王珣3 弟、王珉の才覚
諸仏典における根本について語る、
とされる論の講義を行った。
その講義が半ばを過ぎたころ、
王珉が立ち上がり、言う。
「完璧にわかった」
そう言って有志の僧を連れ出し、
別室で講義を始める。
いっぽうで僧伽提婆の講義を
聞き終えた、王珣。
隣に座っていた、
「先生、私は未だ僧伽提婆様が
講義くださった内容を
まるで噛み砕けておりませんのに、
弟のやつは、わかった、
と言っております。
やつは果たして、
どの程度の理解なのでしょう?」
法岡道人は答える。
「アウトラインは問題ないでしょう。
ただ、詳細に踏み込むと
どうなのでしょうね」
ところで王珣、
こんなツッコミを食らっている。
「王珣、君の提示する議論は
そう悪くはないと思うのだよ。
だがな、それでは到底
王珉にはかなうまいよ」
提婆初至,為東亭第講阿毗曇。始發講,坐裁半,僧彌便云:「都已曉。」即於坐分數四有意道人更就餘屋自講。提婆講竟,東亭問法岡道人曰:「弟子都未解,阿彌那得已解?所得云何?」曰:「大略全是,故當小未精覈耳。」
提婆の初に至るに、東亭が為に阿毗曇を第講す。始め講の發せるに、坐の半ばを裁ちて、僧彌は便ち云えらく:「都べて已に曉らかなり」と。即ち坐にて數四なる意を有す道人を分け更に餘屋に就き自ら講ず。提婆が講の竟うるに、東亭は法岡道人に問うて曰く:「弟子は都べて未だ解さず、阿彌は那んぞ已に解したるを得んか? 得たる所とは何をか云わんか?」と。曰く:「大略は全て是なれど、故より當に小しきに未だ精覈ならざるのみ」と。
(文學64)
王大語東亭:「卿乃復論成不惡,那得與僧彌戲!」
王大は東亭に語るらく:「卿は乃ち復た論を成せるに惡しからざれど、那んぞ僧彌と戲れたるを得んか!」と。
(規箴22)
世の講義とかでも、大体概論→詳細、の順で話が進められて、概論段階では「あーはァ、フゥン? うん、そう言うもんだよねー?」的に聞けるのだが、詳細に踏み込まれた段階でだいたい????の嵐になる。ここでの僧伽提婆の講義も似たような展開がなされていたのだろう。で、詳細にどんどん踏み込まれるにしたがって王珉は「いやいや、そこまで踏み込むのはさすがにやりすぎでしょうよ、もっとアウトラインを広く知らしめましょうよ」的に席を立った、みたいな感じなのでしょうね。
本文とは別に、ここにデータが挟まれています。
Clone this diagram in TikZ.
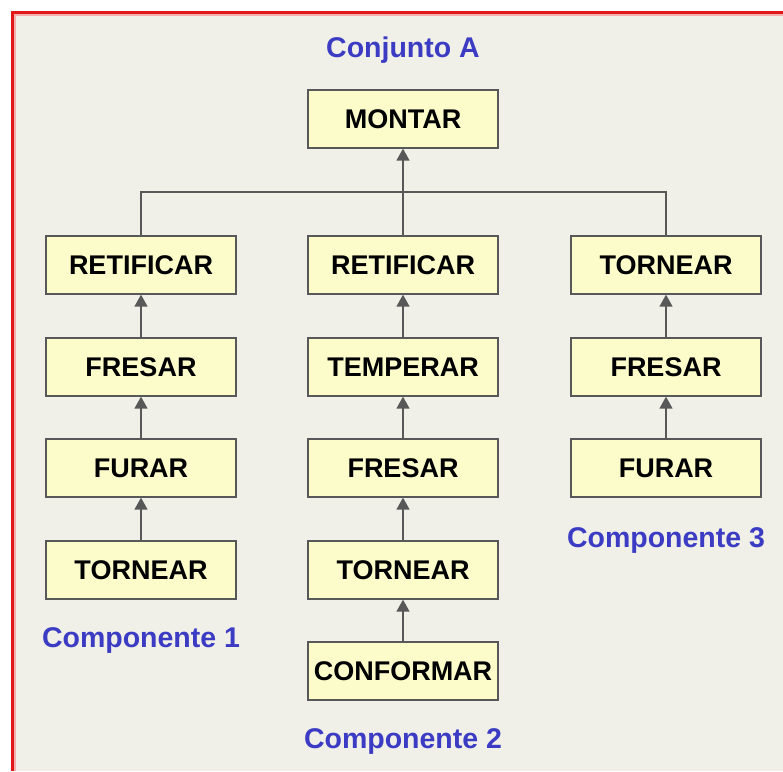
\documentclass[tikz,border=0pt]{standalone}
\usepackage{fontspec}
\setmainfont{Liberation Sans}
\usetikzlibrary{arrows.meta}
\definecolor{panel}{HTML}{F0F0E9}
\definecolor{boxfill}{HTML}{FCFCCB}
\definecolor{boxline}{HTML}{585858}
\definecolor{title}{HTML}{3B3BC4}
\definecolor{frame}{HTML}{E01818}
\begin{document}
\begin{tikzpicture}[x=1pt,y=1pt,
  stepbox/.style={draw=boxline,line width=1.3pt,fill=boxfill,minimum width=190pt,minimum height=58pt,
    inner sep=0pt,font=\fontsize{27}{30}\selectfont\bfseries},
  caption/.style={text=title,font=\fontsize{28.5}{31}\selectfont\bfseries},
  link/.style={draw=boxline,line width=1.4pt},
  flow/.style={link,-{Triangle[width=13pt,length=12pt]}}]
  % page and panel
  \useasboundingbox (0,0) rectangle (783,-771);
  \fill[white] (0,0) rectangle (783,-771);
  \fill[panel] (12,-12) rectangle (783,-771);
  \draw[frame!35,line width=2pt] (15,-771) -- (15,-15) -- (783,-15);
  \draw[frame,line width=3pt] (12.5,-771) -- (12.5,-12.5) -- (783,-12.5);

  % assembly
  \node[caption] (conj) at (403,-50) {Conjunto A};
  \node[stepbox] (mont) at (403,-119) {MONTAR};

  % component 1
  \node[stepbox] (a1) at (141,-265) {RETIFICAR};
  \node[stepbox] (a2) at (141,-367) {FRESAR};
  \node[stepbox] (a3) at (141,-468) {FURAR};
  \node[stepbox] (a4) at (141,-570) {TORNEAR};
  \node[caption] (comp1) at (141,-640) {Componente 1};

  % component 2
  \node[stepbox] (b1) at (403,-265) {RETIFICAR};
  \node[stepbox] (b2) at (403,-367) {TEMPERAR};
  \node[stepbox] (b3) at (403,-468) {FRESAR};
  \node[stepbox] (b4) at (403,-570) {TORNEAR};
  \node[stepbox] (b5) at (403,-671) {CONFORMAR};
  \node[caption] (comp2) at (403,-741) {Componente 2};

  % component 3
  \node[stepbox] (c1) at (666,-265) {TORNEAR};
  \node[stepbox] (c2) at (666,-367) {FRESAR};
  \node[stepbox] (c3) at (666,-468) {FURAR};
  \node[caption] (comp3) at (666,-540) {Componente 3};

  % collecting bus into the assembly
  \coordinate (bus) at (403,-192);
  \draw[link] (a1.north) |- (bus) -| (c1.north);
  \draw[flow] (b1.north) -- (mont.south);

  % operation sequences
  \draw[flow] (a2.north) -- (a1.south);
  \draw[flow] (a3.north) -- (a2.south);
  \draw[flow] (a4.north) -- (a3.south);
  \draw[flow] (b2.north) -- (b1.south);
  \draw[flow] (b3.north) -- (b2.south);
  \draw[flow] (b4.north) -- (b3.south);
  \draw[flow] (b5.north) -- (b4.south);
  \draw[flow] (c2.north) -- (c1.south);
  \draw[flow] (c3.north) -- (c2.south);
\end{tikzpicture}
\end{document}
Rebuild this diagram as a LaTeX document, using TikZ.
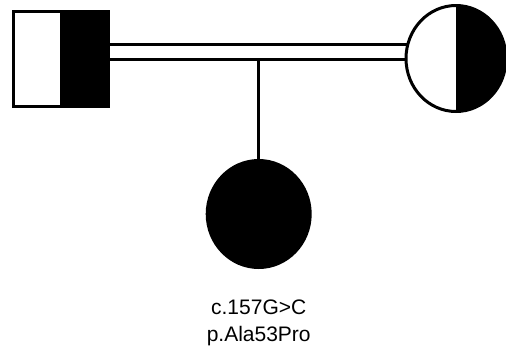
\documentclass[tikz,border=0pt]{standalone}
\usepackage{fontspec}
\setmainfont{Liberation Sans}
\usetikzlibrary{shapes.geometric}
\begin{document}
\begin{tikzpicture}[x=1pt,y=-1pt,
  outline/.style={draw=black,line width=3pt},
  link/.style={draw=black,line width=3pt},
  lbl/.style={font=\fontsize{21}{27}\selectfont,align=center,inner sep=0pt}]
\useasboundingbox (0,0) rectangle (506,354);
% father
\fill[black] (60,11.5) rectangle (108.5,106.5);
\node[outline,fill=none,minimum width=95pt,minimum height=95pt,inner sep=0pt] (father) at (61,59) {};
% mother
\begin{scope}
\clip (456,4) rectangle (510,114);
\fill[black] (456,58.5) ellipse [x radius=50pt,y radius=53pt];
\end{scope}
\node[outline,ellipse,minimum width=100pt,minimum height=106pt,inner sep=0pt] (mother) at (456,58.5) {};
% marriage lines
\coordinate (fa1) at (108.5,44.3);
\coordinate (fa2) at (108.5,59);
\coordinate (mo1) at (407,44.3);
\coordinate (mo2) at (406,59);
\draw[link] (fa1) -- (mo1);
\draw[link] (fa2) -- (mo2);
% child
\node[fill=black,ellipse,minimum width=106pt,minimum height=110pt,inner sep=0pt] (child) at (258.7,214) {};
\coordinate (drop) at (258.7,59);
\draw[line width=2.5pt] (drop) -- (child.north);
\node[lbl,anchor=north] (label) at (258.7,300) {c.157G>C\\p.Ala53Pro};
\end{tikzpicture}
\end{document}
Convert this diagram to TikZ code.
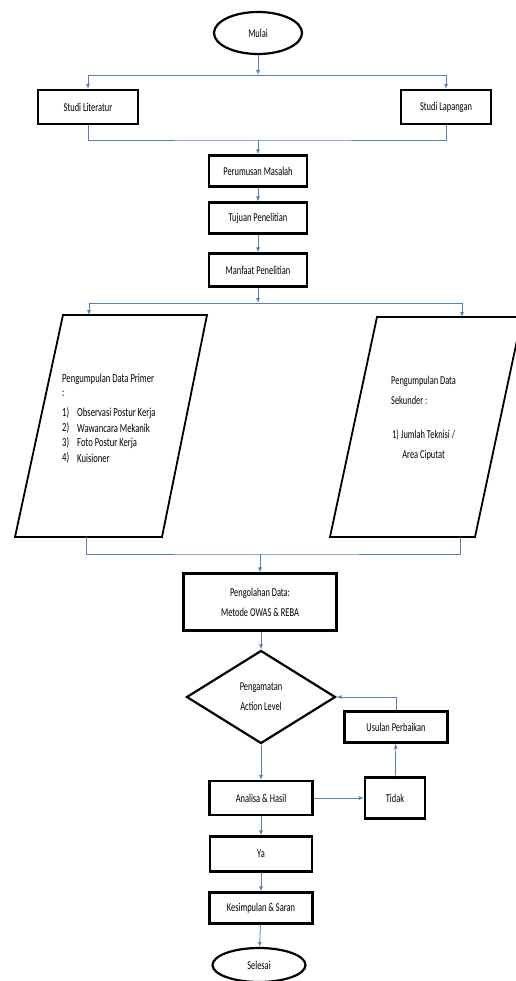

深く、精緻に踏み込むことはとても重要なことであるとも思うし、一方でアウトラインをある程度踏み込むところまでで止めて、それよりも広めることに意を砕く。これもまた大切なことなのだと思う。と言うよりこのデイリー世説新語のやっていることがまさしく王珉のスタンスなので、一概にかれの行動にツッコミなど入れられない。
別のところで、ここで王珣と法岡道人が懸念しているような「古来より伝わる文章を必要以上にわかりやすく翻訳することには害が大きいのではないだろうか」って声も聞いたことがある。そこには一定以上の説得力も感じている。そりゃそうだわ。「わかった」って言っちゃうのはわかってない人の行動の典型だもの。
けど、世の中には「まず動く」ことも求められる。どっちがいい、悪いという話ではなく、どちらかにいつまでも留まり続けようとするのがヤバい。そういう風には思う。適宜の使い分けができるようにならねばである。
王忱が語るごとく、この兄弟の才覚については「王珉>王珣」と言う扱いだったようである。そうすると法岡道人の言葉は、「王珣どの、変に弟御とご自身を比べ過ぎず、注意深く足元を見て、しっかり歩まれなさいよ」と言うアドバイスのようにも見えてくる。